● GIVEN INSTRUCTION:
Transcribe every line exactly. Leave the pictures behind.

↓↓↓

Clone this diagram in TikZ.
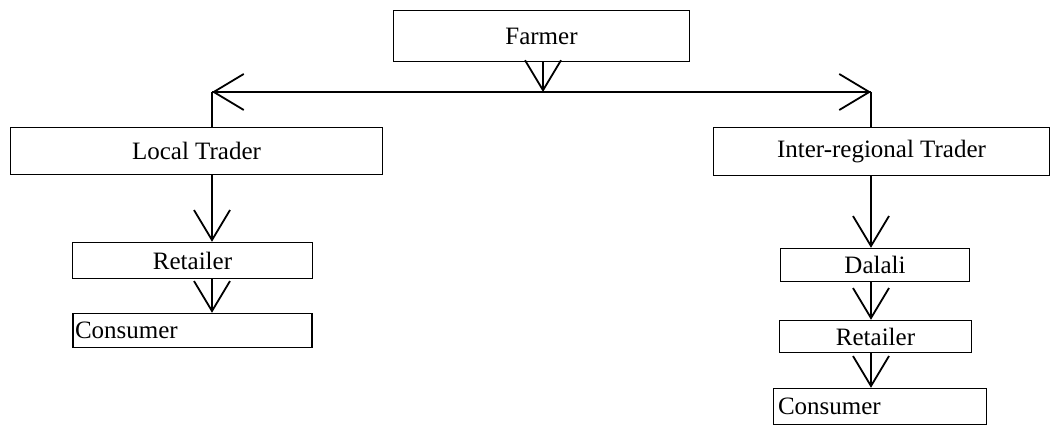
\documentclass[tikz,border=0pt]{standalone}
\usepackage{fontspec}
\setmainfont{Liberation Serif}
\usetikzlibrary{arrows.meta}
\begin{document}
\begin{tikzpicture}[x=1pt,y=-1pt,
  box/.style={draw=black,line width=1.4pt,rectangle,inner sep=0pt,font=\fontsize{25}{28}\selectfont},
  arr/.style={line width=1.8pt,-{Straight Barb[length=30pt,width=36pt,line width=1.8pt]}},
  ln/.style={line width=1.8pt}]
\useasboundingbox (0,0) rectangle (1053,433);
\node[box,minimum width=296pt,minimum height=51pt] (farmer) at (541.5,36) {Farmer};
\node[box,minimum width=372pt,minimum height=47pt] (lt) at (196.5,151) {Local Trader};
\node[box,minimum width=240pt,minimum height=36pt] (rl) at (192.5,260.5) {Retailer};
\node[box,minimum height=34pt,text width=235pt,align=left,inner xsep=2pt] (cl) at (192.5,330.5) {Consumer};
\node[box,minimum width=336pt,minimum height=48pt] (irt) at (881.5,151.5) {Inter-regional Trader};
\node[box,minimum width=189pt,minimum height=33pt] (dal) at (875,265) {Dalali};
\node[box,minimum width=192pt,minimum height=32pt] (rr) at (875.5,336.5) {Retailer};
\node[box,minimum height=36pt,text width=204pt,align=left,inner xsep=4.5pt] (cr) at (880,406.5) {Consumer};
\coordinate (jc) at (543,92);
\coordinate (jl) at (212,92);
\coordinate (jr) at (871,92);
\draw[arr] (farmer.south -| jc) -- (jc);
\draw[ln] (jl) -- (jr);
\draw[arr] (jc) -- (jl);
\draw[arr] (jc) -- (jr);
\draw[ln] (jl) -- (lt.north -| jl);
\draw[ln] (jr) -- (irt.north -| jr);
\draw[arr] (lt.south -| jl) -- (rl.north -| jl);
\draw[arr] (rl.south -| jl) -- (cl.north -| jl);
\draw[arr] (irt.south -| jr) -- (dal.north -| jr);
\draw[arr] (dal.south -| jr) -- (rr.north -| jr);
\draw[arr] (rr.south -| jr) -- (cr.north -| jr);
\end{tikzpicture}
\end{document}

↑↑↑

● WRITTEN RESPONSE:
Clone this diagram in TikZ.
\documentclass[tikz,border=0pt]{standalone}
\usepackage{fontspec}
\setmainfont{Liberation Serif}
\usetikzlibrary{arrows.meta}
\begin{document}
\begin{tikzpicture}[x=1pt,y=-1pt,
  box/.style={draw=black,line width=1.4pt,rectangle,inner sep=0pt,font=\fontsize{25}{28}\selectfont},
  arr/.style={line width=1.8pt,-{Straight Barb[length=30pt,width=36pt,line width=1.8pt]}},
  ln/.style={line width=1.8pt}]
\useasboundingbox (0,0) rectangle (1053,433);
\node[box,minimum width=296pt,minimum height=51pt] (farmer) at (541.5,36) {Farmer};
\node[box,minimum width=372pt,minimum height=47pt] (lt) at (196.5,151) {Local Trader};
\node[box,minimum width=240pt,minimum height=36pt] (rl) at (192.5,260.5) {Retailer};
\node[box,minimum height=34pt,text width=235pt,align=left,inner xsep=2pt] (cl) at (192.5,330.5) {Consumer};
\node[box,minimum width=336pt,minimum height=48pt] (irt) at (881.5,151.5) {Inter-regional Trader};
\node[box,minimum width=189pt,minimum height=33pt] (dal) at (875,265) {Dalali};
\node[box,minimum width=192pt,minimum height=32pt] (rr) at (875.5,336.5) {Retailer};
\node[box,minimum height=36pt,text width=204pt,align=left,inner xsep=4.5pt] (cr) at (880,406.5) {Consumer};
\coordinate (jc) at (543,92);
\coordinate (jl) at (212,92);
\coordinate (jr) at (871,92);
\draw[arr] (farmer.south -| jc) -- (jc);
\draw[ln] (jl) -- (jr);
\draw[arr] (jc) -- (jl);
\draw[arr] (jc) -- (jr);
\draw[ln] (jl) -- (lt.north -| jl);
\draw[ln] (jr) -- (irt.north -| jr);
\draw[arr] (lt.south -| jl) -- (rl.north -| jl);
\draw[arr] (rl.south -| jl) -- (cl.north -| jl);
\draw[arr] (irt.south -| jr) -- (dal.north -| jr);
\draw[arr] (dal.south -| jr) -- (rr.north -| jr);
\draw[arr] (rr.south -| jr) -- (cr.north -| jr);
\end{tikzpicture}
\end{document}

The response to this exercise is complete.